Hal yang sebenarnya adalah bahwa untuk dapat mempelajari dan memahami Al Quran sangatlah mudah, sebagaimana dijelaskan dalam surat Thaahaa 20:2, dan Al Qomar 54:17. “Dan sesungguhnya telah Kami mudahkan Al Qur'an untuk pelajaran, maka adakah orang yang mengambil pelajaran?” Hari ini banyak yang mengerti tajwid[4], nahwu-shorof, manteq dan lain-lainnya, tetapi pertanyaannya adalah kenapa banyak orang tidak dapat memahami Al Quran? Alasannya adalah karena Al Quran merupakan kitab suci yang hanya bisa difahami oleh orang-orang yang suci pula, sebagaimana dijelaskan dalam surah Al Waaqi’ah 56:77-79, “Sesungguhnya Al Qur'an ini adalah bacaan yang sangat mulia, pada kitab yang terpelihara (Lauh Mahfuzh), tidak menyentuhnya (Al Quran) kecuali hamba-hamba yang disucikan.” Sangat jelas dalam ayat tersebut dikatakan, bahwa hanya orang-orang yang suci yang dapat menyentuh Al Quran. Jadi, tidak dapat difahaminya Al Quran bukan karena tajwid, nahwu-shorof, manteq dan lain-lain, tetapi karena ada persyaratan untuk dapat memahaminya, yakni orang harus dalam keadaan suci.

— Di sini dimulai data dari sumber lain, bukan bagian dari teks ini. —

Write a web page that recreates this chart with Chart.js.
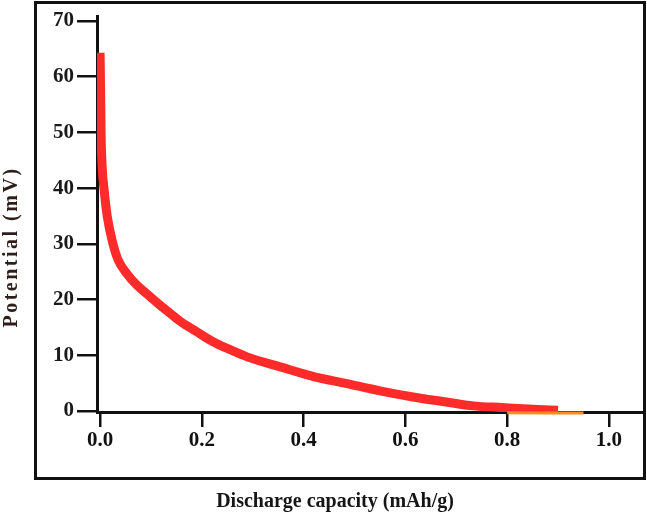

Yang dimaksud dengan menyentuh dalam ayat di atas bukanlah menyentuh dalam artian fisik, dan juga bukan menyentuh fisik mushaf Al Quran. Karena ketika ayat ini turun, Al Quran belum dimushafkan (dibukukan) dan dicetak dalam bentuk buku. Di samping itu, sangatlah tidak masuk akal jika fisik mushaf Al Quran tidak dapat disentuh secara fisik. Siapa pun orangnya, meskipun dalam kondisi yang kotor (fisik) atau bahkan yang bukan beragama Islam, pasti dapat menyentuh fisik Al Quran secara fisik. Oleh karena itu, yang dimaksud dengan menyentuh dalam ayat tersebut bukanlah menyentuh dalam artian fisik, tetapi secara nilai. Yang dimaksud dengan menyentuh dalam ayat tersebut adalah memahami, sehingga terjemahan dalam ayat tersebut dapat dibahasakan seperti kalimat ini, “Tidak memahaminya (Al Quran) kecuali hamba-hamba yang disucikan.” Tentu saja, sarana yang dapat digunakan untuk memahami adalah otak (fikiran). Jadi, jika otak (fikiran) seseorang dalam kondisi yang kotor, maka dia tidak akan dapat memahami Al Quran.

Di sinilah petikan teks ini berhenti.